Many self-driving evangelists took a restrained tone at CES earlier this month. Few made bold claims, and many began putting the inevitable self-driving future into context. There’s been a refocus on making real-world advancements in the technology in ways that are useful to people. However, that hasn’t stopped automakers from continuing the research and development of new systems in preparation for that future. Cadillac has Super Cruise—a robust SAE Level 2 semi-autonomous system that gives drivers a taste of the future without allowing drivers to abdicate their responsibility behind the wheel in case of an emergency. The system is so good, Autoblog named it its 2019 Technology of the Year winner.
What makes Super Cruise special isn’t what it does, but what it doesn’t do. One, it doesn’t change lanes. That’s something the driver has to do. The system doesn’t suffer from the ping-pong effect either, which is where the car will bounce back and forth in a lane, trying to center itself. A steering-wheel-mounted camera monitors the driver. This makes sure the driver isn’t distracted or purposefully not paying attention. If the system detects the driver isn’t paying attention, it’ll force the driver to resume control of the vehicle. This is a failsafe system its competitors lack.

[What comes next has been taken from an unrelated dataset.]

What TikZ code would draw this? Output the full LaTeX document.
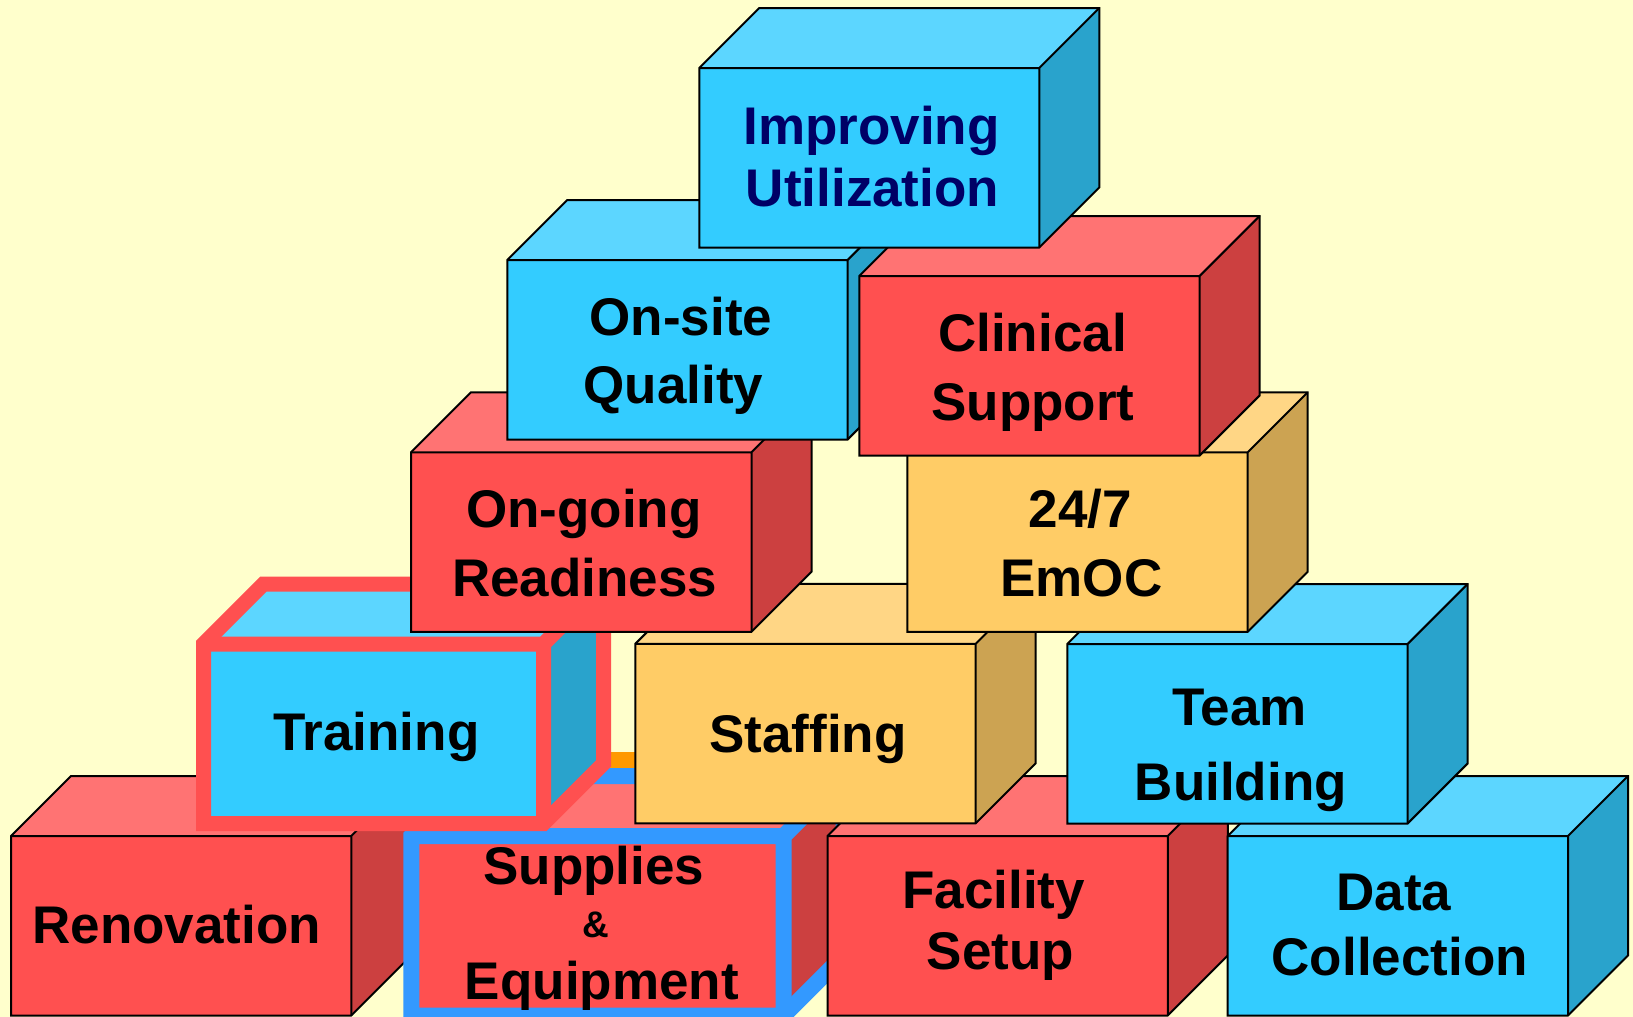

“It is the most well-rounded and refined semi-autonomous system we’ve ever tested,” writes Autoblog, adding, “it always seems to leave a comfortable gap between you and the car ahead.”

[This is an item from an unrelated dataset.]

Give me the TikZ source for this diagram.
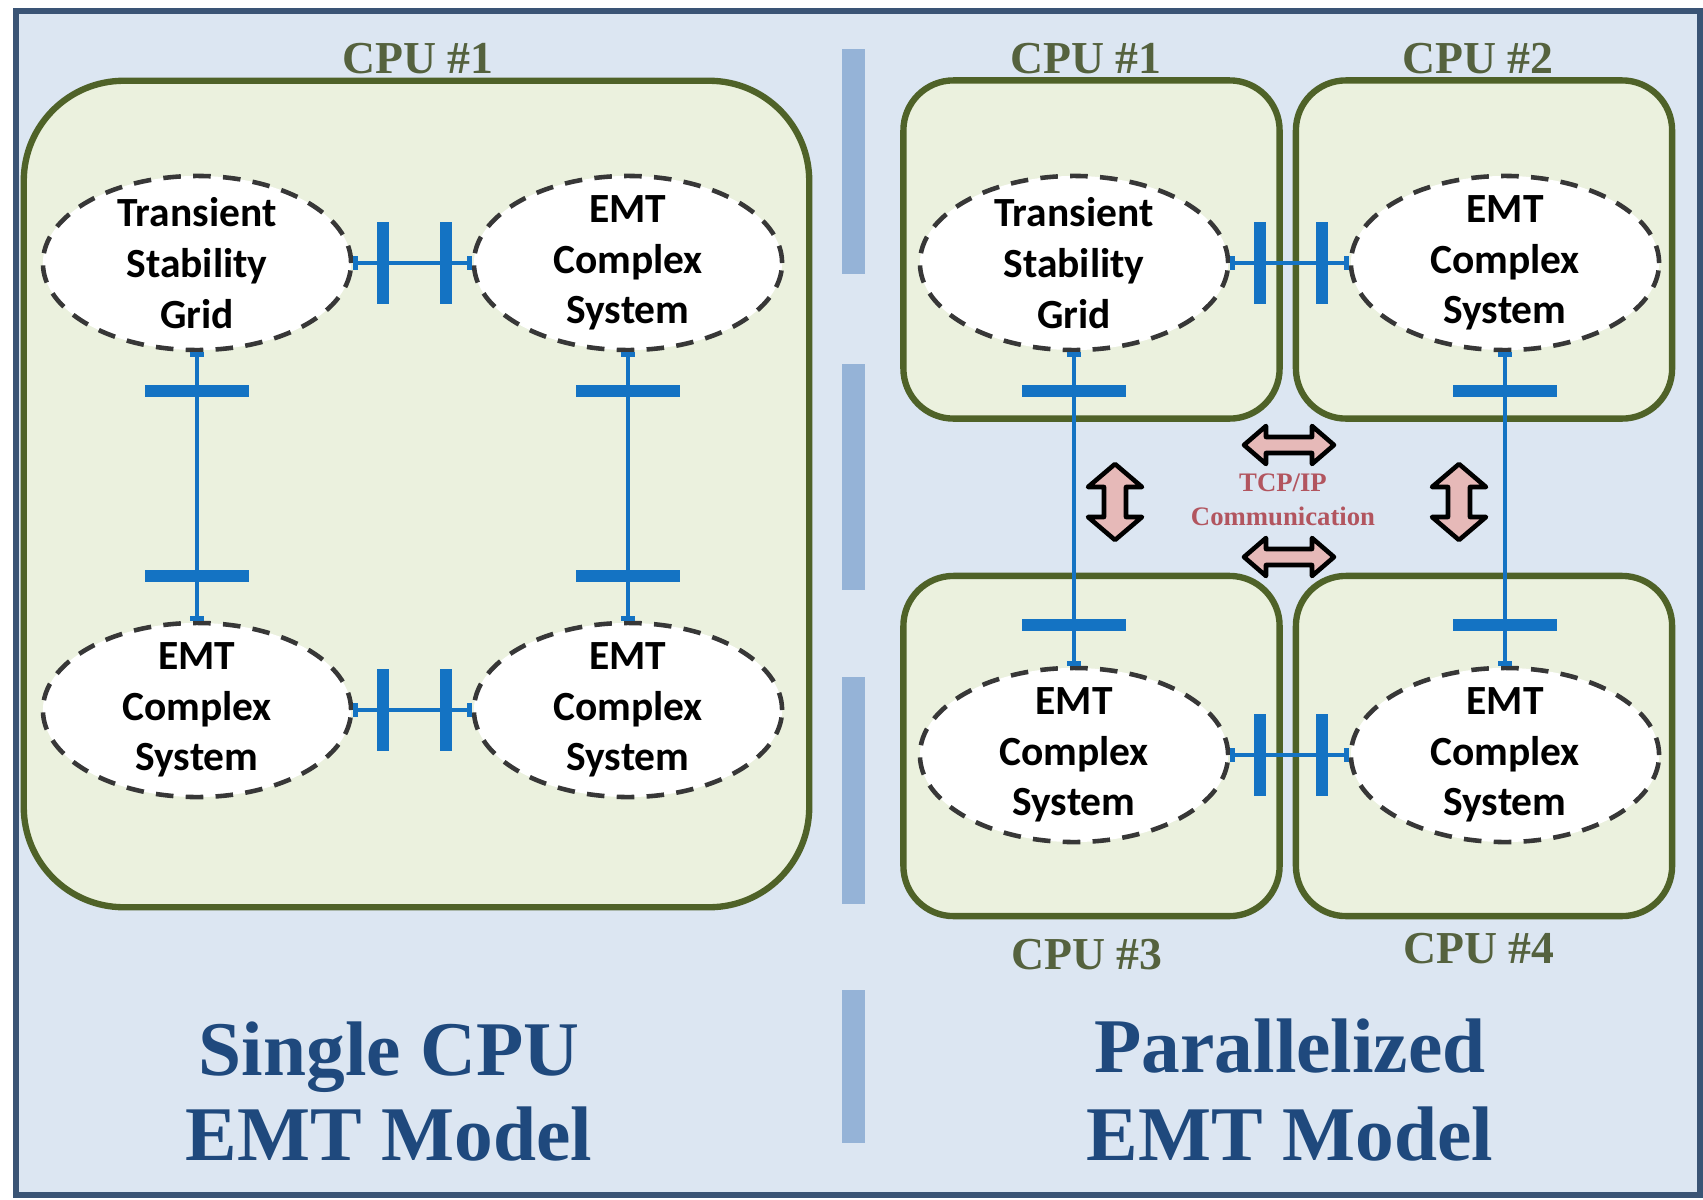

Super Cruise has other limitations. The self-driving aspect only works in defined areas. If you’re outside one of those defined areas, then the system works like any other adaptive cruise control system. Indicators on the instrument cluster and the steering wheel alert the driver when Super Cruise is capable of fully operating. Super Cruise debuted in the Cadillac CT6. In 2020, Super Cruise will filter into other Cadillac products.